Ignorance of the world of politics doesn’t end there. A major plot thread has South Carolina congressman Francis Underwood (Kevin Spacey) getting himself heavily involved in a Pennsylvania gubernatorial campaign. (In the real world, it’s rare that members of Congress involve themselves in local races in their own states.) In other episodes, editors at a big metropolitan daily give front-page placement to a story based on an unattributed tip, written by a reporter who won’t disclose her sources to her own editors, and the House of Representatives holds a floor roll-call vote on a bill involving a single river’s watershed. While all these things could happen in theory—and may have occurred at some point in the past—they almost certainly wouldn’t take place today.

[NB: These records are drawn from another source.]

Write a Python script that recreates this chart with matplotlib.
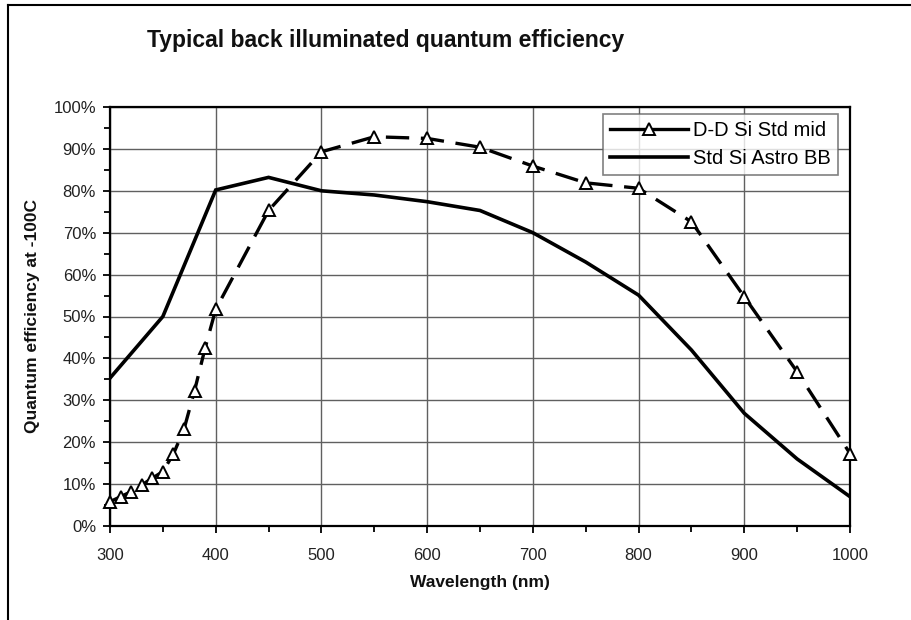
import numpy as np
import matplotlib
matplotlib.use("Agg")
import matplotlib.pyplot as plt
from matplotlib.lines import Line2D
from matplotlib.ticker import MultipleLocator, FuncFormatter

plt.rcParams["font.family"] = ["Liberation Sans", "DejaVu Sans"]

# data
dd_wl = [300, 310, 320, 330, 340, 350, 360, 370, 380, 390, 400,
         450, 500, 550, 600, 650, 700, 750, 800, 850, 900, 950, 1000]
dd_qe = [5.8, 7.0, 8.2, 9.8, 11.4, 13.0, 17.2, 23.1, 32.3, 42.5, 51.7,
         75.3, 89.3, 92.9, 92.5, 90.4, 85.9, 81.9, 80.6, 72.6, 54.7, 36.8, 17.3]

std_wl = [300, 350, 400, 450, 500, 550, 600, 650, 700, 750, 800, 850, 900, 950, 1000]
std_qe = [35.3, 50.0, 80.2, 83.2, 80.0, 79.0, 77.4, 75.3, 70.0, 63.0, 55.1, 42.0, 26.9, 16.0, 7.0]

label_dd = "D-D Si Std mid"
label_std = "Std Si Astro BB"

W, H = 911, 620
fig = plt.figure(figsize=(W / 100, H / 100), dpi=100)
ax = fig.add_axes([110 / W, 1 - 526 / H, (850 - 110) / W, (526 - 107) / H])

# grid
ax.grid(True, which="major", color="#606060", linewidth=1.0)
ax.set_axisbelow(True)

# solid series
std_line, = ax.plot(std_wl, std_qe, color="black", linewidth=2.6, label=label_std,
                    solid_joinstyle="miter", zorder=3)

# dashed series with open triangles
ln, = ax.plot(dd_wl, dd_qe, color="black", linewidth=2.4, linestyle="--",
              marker="^", markersize=9, markerfacecolor="white",
              markeredgecolor="black", markeredgewidth=1.4, label=label_dd,
              zorder=4, clip_on=False)
ln.set_dashes([7, 3.5])

ax.set_xlim(300, 1000)
ax.set_ylim(0, 100)
ax.xaxis.set_major_locator(MultipleLocator(100))
ax.xaxis.set_minor_locator(MultipleLocator(50))
ax.yaxis.set_major_locator(MultipleLocator(10))
ax.yaxis.set_minor_locator(MultipleLocator(5))
ax.yaxis.set_major_formatter(FuncFormatter(lambda v, p: "{0:d}%".format(int(round(v)))))

ax.tick_params(axis="both", which="major", direction="out", length=5, width=1.3,
               labelsize=12, labelcolor="#222222", pad=5)
ax.tick_params(axis="both", which="minor", direction="out", length=4, width=1.3)
ax.tick_params(axis="x", which="major", pad=11)

for s in ax.spines.values():
    s.set_linewidth(1.6)
    s.set_color("black")

# axis labels
fig.text(480 / W, 1 - 582 / H, "Wavelength (nm)", ha="center", va="center",
         fontsize=12.5, fontweight="bold", color="#111111")
fig.text(33 / W, 1 - 316 / H, "Quantum efficiency at -100C", ha="center", va="center",
         rotation=90, fontsize=12.5, fontweight="bold", color="#111111")

# title
fig.text(386 / W, 1 - 41 / H, "Typical back illuminated quantum efficiency",
         ha="center", va="center", fontsize=16.5, fontweight="bold", color="#111111")

# legend (dashed entry drawn as "-Δ-" like the original)
dd_handle = Line2D([], [], color="black", linewidth=2.4, linestyle="-",
                   marker="^", markersize=9, markerfacecolor="white",
                   markeredgecolor="black", markeredgewidth=1.4)
leg = ax.legend([dd_handle, std_line], [label_dd, label_std], loc="upper right",
                bbox_to_anchor=(1 - 12 / 740, 1 - 7 / 419), fontsize=14.5,
                frameon=True, fancybox=False, edgecolor="#606060",
                handlelength=3.9, borderpad=0.35, labelspacing=0.45,
                handletextpad=0.25, borderaxespad=0.0)
leg.get_frame().set_linewidth(1.2)

# outer border (only top and left visible)
fig.add_artist(Line2D([8 / W, 8 / W], [1 - 5 / H, 0], transform=fig.transFigure,
                      color="black", linewidth=1.5))
fig.add_artist(Line2D([8 / W, 1], [1 - 5 / H, 1 - 5 / H], transform=fig.transFigure,
                      color="black", linewidth=1.5))

fig.savefig("out.png", dpi=100)
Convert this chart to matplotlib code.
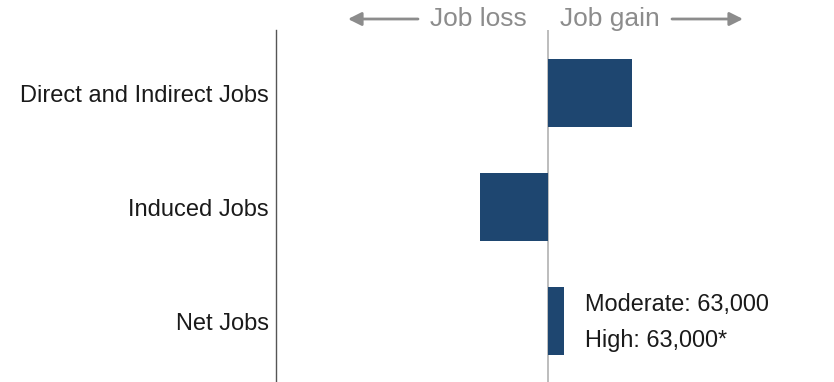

The people behind House of Cards presumably know better, but prefer a good drama to any grounding in political reality.

Caveat emptor. Anyone who wants to learn about American politics from what’s marketed as pure entertainment programming is almost certain to emerge clueless. And people aren’t relying on Netflix for their news anyway. If Netflix is the future, entertainment and politics will continue to grow apart.